── Material for this task ──

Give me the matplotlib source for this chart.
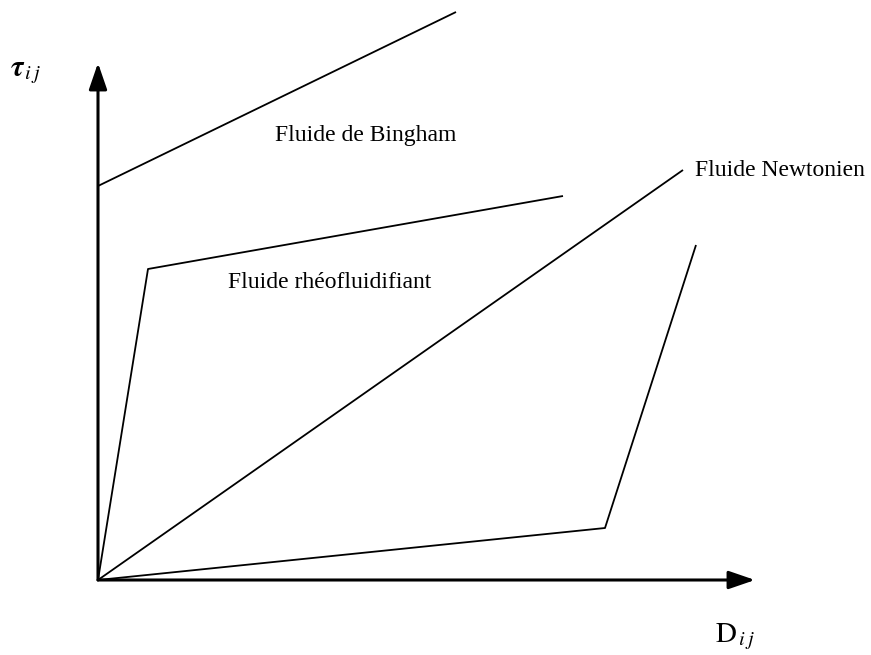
import matplotlib
matplotlib.use("Agg")
import matplotlib.pyplot as plt

plt.rcParams['font.family'] = ['Liberation Serif', 'DejaVu Serif']
plt.rcParams['mathtext.fontset'] = 'stix'

# curves (shear rate D, stress tau), origin at bottom-left corner of the axes
bingham_x = [0, 358]
bingham_y = [394, 568]
rheo_x = [0, 50, 465]
rheo_y = [0, 311, 384]
newton_x = [0, 585]
newton_y = [0, 410]
dilat_x = [0, 507, 598]
dilat_y = [0, 52, 335]

labels = ['Fluide de Bingham', 'Fluide rhéofluidifiant', 'Fluide Newtonien']
label_pos = [(177, 444), (130, 298), (597, 410)]

fig = plt.figure(figsize=(8.71, 6.55), dpi=100)
ax = fig.add_axes([0, 0, 1, 1])
ax.set_xlim(-98, 773)
ax.set_ylim(-75, 580)
ax.axis('off')

for xs, ys in [(bingham_x, bingham_y), (rheo_x, rheo_y),
               (newton_x, newton_y), (dilat_x, dilat_y)]:
    ax.plot(xs, ys, color='black', lw=1.3, solid_capstyle='butt')

# axes with arrows
ax.annotate('', xy=(0, 517), xytext=(0, 0),
            arrowprops=dict(arrowstyle='-|>,head_length=1.6,head_width=0.55',
                            color='black', lw=2.2, shrinkA=0, shrinkB=0))
ax.annotate('', xy=(657, 0), xytext=(0, 0),
            arrowprops=dict(arrowstyle='-|>,head_length=1.6,head_width=0.55',
                            color='black', lw=2.2, shrinkA=0, shrinkB=0))

for txt, (x, y) in zip(labels, label_pos):
    ax.text(x, y, txt, fontsize=17, ha='left', va='center')

ax.text(-73, 507, r'$\boldsymbol{\tau}_{\,i\,j}$', fontsize=21,
        ha='center', va='center')
ax.text(637, -57, r'$\mathrm{D}_{\,i\,j}$', fontsize=21,
        ha='center', va='center')

fig.savefig('out.png', dpi=100)
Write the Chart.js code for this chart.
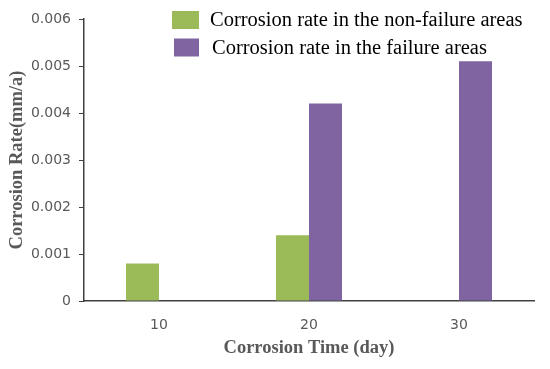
<!DOCTYPE html>
<html>
<head>
<meta charset="utf-8">
<script src="https://cdn.jsdelivr.net/npm/chart.js@4"></script>
<style>
  html, body { margin: 0; padding: 0; background: #fff; }
  #wrap { width: 550px; height: 369px; }
</style>
</head>
<body>
<div id="wrap"><canvas id="chart" width="550" height="369"></canvas></div>
<script>
// Data
const days = ['10', '20', '30'];
const nonFailureRate = [0.0008, 0.0014, null];
const failureRate = [null, 0.0042, 0.0051];
const seriesNames = ['Corrosion rate in the non-failure areas', 'Corrosion rate in the failure areas'];
const seriesColors = ['#9BBB59', '#8064A2'];

const axisColor = '#595959';
const serif = '"Liberation Serif", "Times New Roman", serif';
const sans = '"DejaVu Sans", Verdana, sans-serif';

// Legend drawn inside the plot, top right, like the original
const innerLegend = {
  id: 'innerLegend',
  afterDraw(chart) {
    const ctx = chart.ctx;
    ctx.save();
    ctx.font = '20.5px ' + serif;
    ctx.textBaseline = 'middle';
    chart.data.datasets.forEach((ds, i) => {
      const y = 20 + i * 27.5;
      ctx.fillStyle = ds.backgroundColor;
      ctx.fillRect(172 + i * 2, y - 9, 27 - i * 2, 18);
      ctx.fillStyle = '#000';
      ctx.fillText(ds.label, 210 + i * 2, y + 1);
    });
    ctx.restore();
  }
};

new Chart(document.getElementById('chart'), {
  type: 'bar',
  data: {
    labels: days,
    datasets: [
      { label: seriesNames[0], data: nonFailureRate, backgroundColor: seriesColors[0] },
      { label: seriesNames[1], data: failureRate, backgroundColor: seriesColors[1] }
    ]
  },
  options: {
    responsive: false,
    animation: false,
    layout: { padding: { top: 19, right: 16, left: 6, bottom: 10 } },
    datasets: {
      bar: { categoryPercentage: 0.44, barPercentage: 1.0 }
    },
    plugins: {
      legend: { display: false },
      tooltip: { enabled: false }
    },
    scales: {
      x: {
        grid: { display: false },
        border: { display: true, color: '#404040', width: 1.5 },
        ticks: {
          color: axisColor,
          font: { family: sans, size: 14 },
          padding: 8
        },
        title: {
          display: true,
          text: 'Corrosion Time (day)',
          color: axisColor,
          font: { family: serif, size: 18.5, weight: 'bold' },
          padding: { top: 0, bottom: 0 }
        },
        afterFit(scale) { scale.height = 58; }
      },
      y: {
        min: 0,
        max: 0.006,
        grid: { drawOnChartArea: false, drawTicks: true, tickLength: 5, color: '#404040' },
        border: { display: true, color: '#404040', width: 1.5 },
        ticks: {
          stepSize: 0.001,
          color: axisColor,
          font: { family: sans, size: 14 },
          padding: 8,
          callback: v => v === 0 ? '0' : v.toFixed(3)
        },
        title: {
          display: true,
          text: 'Corrosion Rate(mm/a)',
          color: axisColor,
          font: { family: serif, size: 18.5, weight: 'bold' },
          padding: { top: 0, bottom: 2 }
        },
        afterFit(scale) { scale.width = 78; }
      }
    }
  },
  plugins: [innerLegend]
});
</script>
</body>
</html>
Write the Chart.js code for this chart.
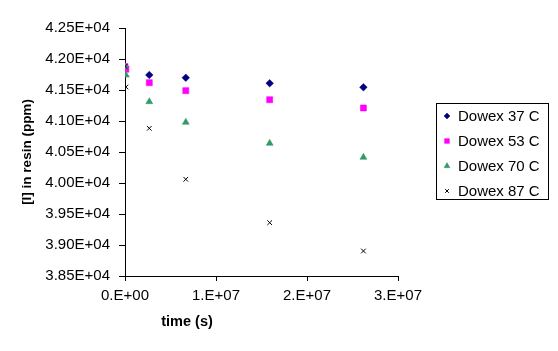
<!DOCTYPE html>
<html><head><meta charset="utf-8">
<script src="https://cdn.jsdelivr.net/npm/chart.js@4.4.0/dist/chart.umd.min.js"></script>
<style>html,body{margin:0;padding:0;background:#fff}</style>
</head><body>
<canvas id="c" width="558" height="351"></canvas>
<script>
// ---- data ----
const seriesNames = ['Dowex 37 C', 'Dowex 53 C', 'Dowex 70 C', 'Dowex 87 C'];
const time37 = [0, 2.67e6, 6.68e6, 1.59e7, 2.62e7];
const conc37 = [41876, 41742, 41698, 41608, 41544];
const time53 = [0, 1e5, 2.67e6, 6.68e6, 1.59e7, 2.62e7];
const conc53 = [41880, 41835, 41618, 41489, 41343, 41210];
const time70 = [0, 1e5, 2.67e6, 6.68e6, 1.59e7, 2.62e7];
const conc70 = [41880, 41740, 41311, 40979, 40640, 40414];
const time87 = [0, 1e5, 2.67e6, 6.68e6, 1.59e7, 2.62e7];
const conc87 = [41880, 41548, 40882, 40060, 39360, 38903];
const yTickValues = [38500, 39000, 39500, 40000, 40500, 41000, 41500, 42000, 42500];
const xTickValues = [0, 1e7, 2e7, 3e7];
const xTitle = 'time (s)';
const yTitle = '[I] in resin (ppm)';

const FONT = "'Liberation Sans', Arial, sans-serif";

function pts(t, c) { return t.map((v, i) => ({x: v, y: c[i]})); }
function fmtY(v) {
  const [m, e] = Number(v).toExponential(2).split('e');
  const sign = e[0] === '-' ? '-' : '+';
  const d = e.replace(/[+-]/, '').padStart(2, '0');
  return m + 'E' + sign + d;
}
function fmtX(v) {
  const [m, e] = Number(v).toExponential(0).split('e');
  const sign = e[0] === '-' ? '-' : '+';
  const d = e.replace(/[+-]/, '').padStart(2, '0');
  return m + '.E' + sign + d;
}

const styles = [
  {color: '#000080', pointStyle: 'rectRot', r: 3.8, lr: 3},
  {color: '#FF00FF', pointStyle: 'rect', r: 4.3, lr: 3.4},
  {color: '#339966', pointStyle: 'triangle', r: 4, lr: 3.4},
  {color: '#000000', pointStyle: 'crossRot', r: 3.3, lr: 2.6},
];
const seriesData = [pts(time37, conc37), pts(time53, conc53), pts(time70, conc70), pts(time87, conc87)];

const datasets = seriesNames.map((name, i) => {
  const s = styles[i];
  const isCross = s.pointStyle === 'crossRot';
  return {
    label: name,
    data: seriesData[i],
    pointStyle: s.pointStyle,
    pointRadius: s.r,
    pointHoverRadius: s.r,
    backgroundColor: isCross ? 'rgba(0,0,0,0)' : s.color,
    borderColor: s.color,
    pointBorderWidth: isCross ? 1 : 0.5,
    showLine: false,
    order: 3 - i,
    _legendRadius: s.lr,
  };
});

const legendPlugin = {
  id: 'boxLegend',
  afterDraw(chart) {
    const ctx = chart.ctx;
    ctx.save();
    ctx.strokeStyle = '#000';
    ctx.lineWidth = 1;
    ctx.strokeRect(436.5, 103.5, 112, 96);
    ctx.font = '15px ' + FONT;
    ctx.fillStyle = '#000';
    ctx.textBaseline = 'middle';
    ctx.textAlign = 'left';
    chart.data.datasets.forEach((ds, i) => {
      const y = 116 + i * 25;
      ctx.fillStyle = ds.backgroundColor;
      ctx.strokeStyle = ds.borderColor;
      ctx.lineWidth = ds.pointStyle === 'crossRot' ? 1 : 0.5;
      Chart.helpers.drawPoint(ctx, {pointStyle: ds.pointStyle, radius: ds._legendRadius, rotation: 0, borderWidth: ctx.lineWidth}, 447, y);
      ctx.fillStyle = '#000';
      ctx.fillText(ds.label, 458, y + 1);
    });
    // x axis title
    ctx.font = 'bold 14.5px ' + FONT;
    ctx.textAlign = 'center';
    ctx.fillText(xTitle, 187, 322);
    ctx.restore();
  }
};

new Chart(document.getElementById('c'), {
  type: 'scatter',
  data: {datasets},
  options: {
    responsive: false,
    animation: false,
    devicePixelRatio: 1,
    layout: {padding: {top: 28, right: 160, left: 0, bottom: 0}},
    plugins: {legend: {display: false}, tooltip: {enabled: false}},
    scales: {
      x: {
        type: 'linear',
        min: 0, max: 3e7,
        afterBuildTicks: s => { s.ticks = xTickValues.map(v => ({value: v})); },
        afterFit: s => { s.height = 75; },
        border: {color: '#000', width: 1},
        grid: {display: true, drawOnChartArea: false, drawTicks: true, tickLength: 5, color: '#000'},
        ticks: {callback: v => fmtX(v), color: '#000', font: {family: FONT, size: 15}, padding: 6, maxRotation: 0, autoSkip: false},
        title: {display: false},
      },
      y: {
        type: 'linear',
        min: 38500, max: 42500,
        afterBuildTicks: s => { s.ticks = yTickValues.map(v => ({value: v})); },
        afterFit: s => { s.width = 125; },
        border: {color: '#000', width: 1},
        grid: {display: true, drawOnChartArea: false, drawTicks: true, tickLength: 6, color: '#000'},
        ticks: {callback: v => fmtY(v), color: '#000', font: {family: FONT, size: 15}, padding: 9, autoSkip: false},
        title: {display: true, text: yTitle, color: '#000', font: {family: FONT, size: 13.5, weight: 'bold'}, padding: {top: 19, bottom: 0}},
      }
    }
  },
  plugins: [legendPlugin]
});
</script>
</body></html>
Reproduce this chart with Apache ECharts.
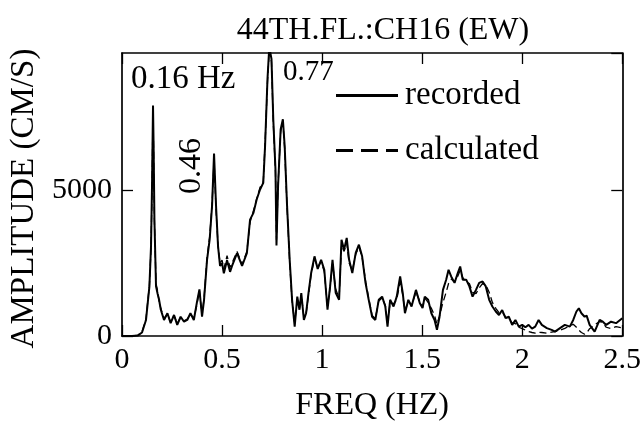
<!DOCTYPE html>
<html>
<head>
<meta charset="utf-8">
<script src="https://cdn.jsdelivr.net/npm/echarts@6/dist/echarts.min.js"></script>
<style>
  html, body { margin: 0; padding: 0; background: #fff; }
  #chart { width: 644px; height: 427px; }
</style>
</head>
<body>
<div id="chart"></div>
<script>
// Fourier amplitude spectra, 44th floor, channel 16 (EW)
const freq = [0.00, 0.05, 0.08, 0.10, 0.12, 0.137, 0.145, 0.15, 0.155, 0.158, 0.162, 0.17, 0.178, 0.185, 0.194,
  0.21, 0.227, 0.243, 0.26, 0.276, 0.293, 0.31, 0.326, 0.342, 0.359, 0.375, 0.387, 0.40, 0.41, 0.425, 0.438,
  0.45, 0.46, 0.47, 0.48, 0.49, 0.50, 0.509, 0.525, 0.54, 0.55, 0.575, 0.60, 0.624, 0.64, 0.657, 0.673, 0.69,
  0.706, 0.715, 0.727, 0.736, 0.747, 0.756, 0.767, 0.772, 0.78, 0.793, 0.804, 0.813, 0.825, 0.838, 0.85, 0.863,
  0.876, 0.887, 0.896, 0.909, 0.92, 0.932, 0.945, 0.962, 0.978, 0.995, 1.011, 1.027, 1.04, 1.052, 1.068, 1.085,
  1.097, 1.11, 1.123, 1.135, 1.151, 1.168, 1.184, 1.20, 1.217, 1.233, 1.25, 1.266, 1.283, 1.30, 1.316, 1.327,
  1.34, 1.357, 1.373, 1.39, 1.403, 1.414, 1.431, 1.447, 1.469, 1.488, 1.502, 1.513, 1.53, 1.546, 1.562, 1.574,
  1.587, 1.604, 1.62, 1.632, 1.645, 1.662, 1.678, 1.69, 1.703, 1.72, 1.736, 1.752, 1.769, 1.785, 1.802, 1.818,
  1.835, 1.851, 1.868, 1.884, 1.90, 1.917, 1.933, 1.95, 1.966, 1.983, 2.00, 2.016, 2.032, 2.049, 2.065, 2.082,
  2.098, 2.123, 2.147, 2.164, 2.189, 2.213, 2.238, 2.255, 2.271, 2.283, 2.296, 2.312, 2.322, 2.337, 2.362, 2.387,
  2.403, 2.42, 2.444, 2.469, 2.50];

const recorded = [0, 0, 20, 120, 550, 1700, 3070, 5140, 7900, 6500, 4000, 1700, 1450, 1250, 900,
  550, 780, 440, 720, 380, 660, 490, 550, 780, 550, 1180, 1600, 660, 1240, 2610, 3300,
  4450, 6250, 4450, 3070, 2400, 2500, 2150, 2600, 2200, 2400, 2840, 2400, 2840, 3990, 4220, 4680, 5020,
  5250, 6510, 8800, 9900, 9500, 7430, 5710, 3100, 5140, 7090, 7430, 6510, 4450, 2610, 1240, 320,
  1350, 900, 1470, 550, 780, 1470, 2150, 2730, 2300, 2610, 2270, 900, 1700, 2610, 1480, 1240,
  3300, 2960, 3360, 2610, 2160, 2850, 3130, 2730, 1820, 1240, 660, 550, 1240, 1350, 1010, 320,
  1240, 1010, 1350, 2040, 1480, 780, 1240, 1010, 1580, 1130, 960, 1350, 1240, 780, 550, 210,
  660, 1580, 1930, 2270, 2040, 1820, 2160, 2380, 1930, 1930, 1700, 1350, 1580, 1820, 1870, 1700,
  1240, 1010, 840, 720, 890, 610, 660, 380, 550, 320, 380, 300, 380, 250, 320, 550,
  380, 270, 210, 150, 270, 380, 320, 550, 840, 950, 780, 660, 700, 380, 150, 550,
  490, 380, 490, 440, 610];

const calculated = [0, 0, 30, 140, 600, 1750, 3000, 5000, 7750, 6300, 3900, 1800, 1550, 1200, 950,
  600, 750, 480, 700, 420, 640, 520, 580, 750, 600, 1100, 1550, 700, 1300, 2700, 3400,
  4500, 6050, 4300, 3100, 2500, 2600, 2300, 2750, 2350, 2500, 2900, 2450, 2900, 3900, 4300, 4700, 5100,
  5300, 6600, 8700, 9800, 9400, 7300, 5600, 3300, 5200, 7000, 7350, 6400, 4400, 2500, 1200, 450,
  1250, 950, 1400, 650, 750, 1400, 2100, 2650, 2350, 2550, 2200, 1000, 1650, 2500, 1600, 1300,
  3100, 2900, 3200, 2500, 2250, 2800, 3050, 2700, 1900, 1300, 700, 600, 1200, 1300, 1050, 450,
  1150, 1100, 1250, 1850, 1400, 850, 1200, 1050, 1500, 1200, 1000, 1300, 1150, 950, 700, 400,
  700, 1150, 1500, 1800, 1950, 1850, 2050, 2250, 2000, 1850, 1800, 1500, 1450, 1650, 1800, 1750,
  1500, 1150, 950, 800, 820, 650, 600, 450, 420, 300, 250, 200, 150, 120, 100, 130,
  120, 100, 130, 150, 200, 260, 350, 400, 300, 200, 120, 60, 100, 250, 380, 500,
  450, 300, 250, 320, 280];

const xTicks = [0, 0.5, 1, 1.5, 2, 2.5];
const yTicks = [0, 5000];
const yMax = 9700;

const serif = '"Liberation Serif", "DejaVu Serif", serif';
const toPairs = (ys) => freq.map((f, i) => [f, ys[i]]);

const chart = echarts.init(document.getElementById('chart'), null, { renderer: 'canvas' });

const frameAxis = {
  axisLine: { show: true, onZero: false, lineStyle: { color: '#000', width: 1.7 } },
  splitLine: { show: false },
  axisTick: { show: true, inside: true, length: 11, lineStyle: { color: '#000', width: 1.3 } }
};

// legend icons: a solid bar and three dashes
const solidIcon = 'path://M0,0h58v3h-58z M58,0h4v3h-4z';
const dashIcon = 'path://M0,0h17v3h-17z M25,0h17v3h-17z M50,0h12v3h-12z';

chart.setOption({
  backgroundColor: '#fff',
  animation: false,
  title: {
    text: '44TH.FL.:CH16 (EW)',
    left: 378, top: 10, textAlign: 'center',
    textStyle: { fontFamily: serif, fontSize: 32, fontWeight: 'normal', color: '#000' }
  },
  legend: {
    orient: 'vertical',
    left: 331, top: 74,
    itemWidth: 66, itemHeight: 3, itemGap: 22,
    data: [
      { name: 'recorded', icon: solidIcon },
      { name: 'calculated', icon: dashIcon }
    ],
    itemStyle: { color: '#000' },
    textStyle: { fontFamily: serif, fontSize: 33, color: '#000' }
  },
  grid: { left: 122, right: 16, top: 53, bottom: 91 },
  xAxis: [
    Object.assign({}, frameAxis, {
      type: 'value', min: xTicks[0], max: xTicks[xTicks.length - 1], interval: 0.5,
      position: 'bottom',
      name: 'FREQ (HZ)', nameLocation: 'middle', nameGap: 54,
      nameTextStyle: { fontFamily: serif, fontSize: 32, color: '#000' },
      axisLabel: { fontFamily: serif, fontSize: 30, color: '#000', margin: 9 }
    }),
    Object.assign({}, frameAxis, {
      type: 'value', min: xTicks[0], max: xTicks[xTicks.length - 1], interval: 0.5,
      position: 'top',
      axisLabel: { show: false }
    })
  ],
  yAxis: [
    Object.assign({}, frameAxis, {
      type: 'value', min: yTicks[0], max: yMax, interval: 5000,
      position: 'left',
      name: 'AMPLITUDE (CM/S)', nameLocation: 'middle', nameGap: 77,
      nameTextStyle: { fontFamily: serif, fontSize: 33, color: '#000', padding: [0, 8, 0, 0] },
      axisLabel: { fontFamily: serif, fontSize: 30, color: '#000', margin: 10, showMaxLabel: false,
        formatter: (v) => String(v) }
    }),
    Object.assign({}, frameAxis, {
      type: 'value', min: yTicks[0], max: yMax, interval: 5000, position: 'right',
      axisLabel: { show: false }
    })
  ],
  series: [
    {
      name: 'recorded', type: 'line', data: toPairs(recorded),
      symbol: 'none', clip: true,
      lineStyle: { color: '#000', width: 2, type: 'solid' },
      itemStyle: { color: '#000' }
    },
    {
      name: 'calculated', type: 'line', data: toPairs(calculated),
      symbol: 'none', clip: true,
      lineStyle: { color: '#000', width: 1.3, type: [7, 4] },
      itemStyle: { color: '#000' }
    }
  ],
  graphic: [
    { type: 'text', left: 131, top: 63,
      style: { text: '0.16 Hz', font: '33px ' + serif, fill: '#000' } },
    { type: 'text', left: 283, top: 58,
      style: { text: '0.77', font: '29px ' + serif, fill: '#000' } },
    { type: 'text', x: 192, y: 166, rotation: Math.PI / 2,
      style: { text: '0.46', font: '32px ' + serif, fill: '#000', align: 'center', verticalAlign: 'middle' } }
  ]
});
</script>
</body>
</html>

───

*Set task:* Nothing but the lines from the start of the records above through the line with "fig.savefig('out.png', dpi=100)" should be retyped, each exactly as written; leave out all pictures.

*Response:*
Give me the matplotlib source for this chart.
import matplotlib
matplotlib.use("Agg")
import matplotlib.pyplot as plt

plt.rcParams['font.family'] = ['Liberation Serif', 'DejaVu Serif']
plt.rcParams['mathtext.fontset'] = 'stix'

# curves (shear rate D, stress tau), origin at bottom-left corner of the axes
bingham_x = [0, 358]
bingham_y = [394, 568]
rheo_x = [0, 50, 465]
rheo_y = [0, 311, 384]
newton_x = [0, 585]
newton_y = [0, 410]
dilat_x = [0, 507, 598]
dilat_y = [0, 52, 335]

labels = ['Fluide de Bingham', 'Fluide rhéofluidifiant', 'Fluide Newtonien']
label_pos = [(177, 444), (130, 298), (597, 410)]

fig = plt.figure(figsize=(8.71, 6.55), dpi=100)
ax = fig.add_axes([0, 0, 1, 1])
ax.set_xlim(-98, 773)
ax.set_ylim(-75, 580)
ax.axis('off')

for xs, ys in [(bingham_x, bingham_y), (rheo_x, rheo_y),
               (newton_x, newton_y), (dilat_x, dilat_y)]:
    ax.plot(xs, ys, color='black', lw=1.3, solid_capstyle='butt')

# axes with arrows
ax.annotate('', xy=(0, 517), xytext=(0, 0),
            arrowprops=dict(arrowstyle='-|>,head_length=1.6,head_width=0.55',
                            color='black', lw=2.2, shrinkA=0, shrinkB=0))
ax.annotate('', xy=(657, 0), xytext=(0, 0),
            arrowprops=dict(arrowstyle='-|>,head_length=1.6,head_width=0.55',
                            color='black', lw=2.2, shrinkA=0, shrinkB=0))

for txt, (x, y) in zip(labels, label_pos):
    ax.text(x, y, txt, fontsize=17, ha='left', va='center')

ax.text(-73, 507, r'$\boldsymbol{\tau}_{\,i\,j}$', fontsize=21,
        ha='center', va='center')
ax.text(637, -57, r'$\mathrm{D}_{\,i\,j}$', fontsize=21,
        ha='center', va='center')

fig.savefig('out.png', dpi=100)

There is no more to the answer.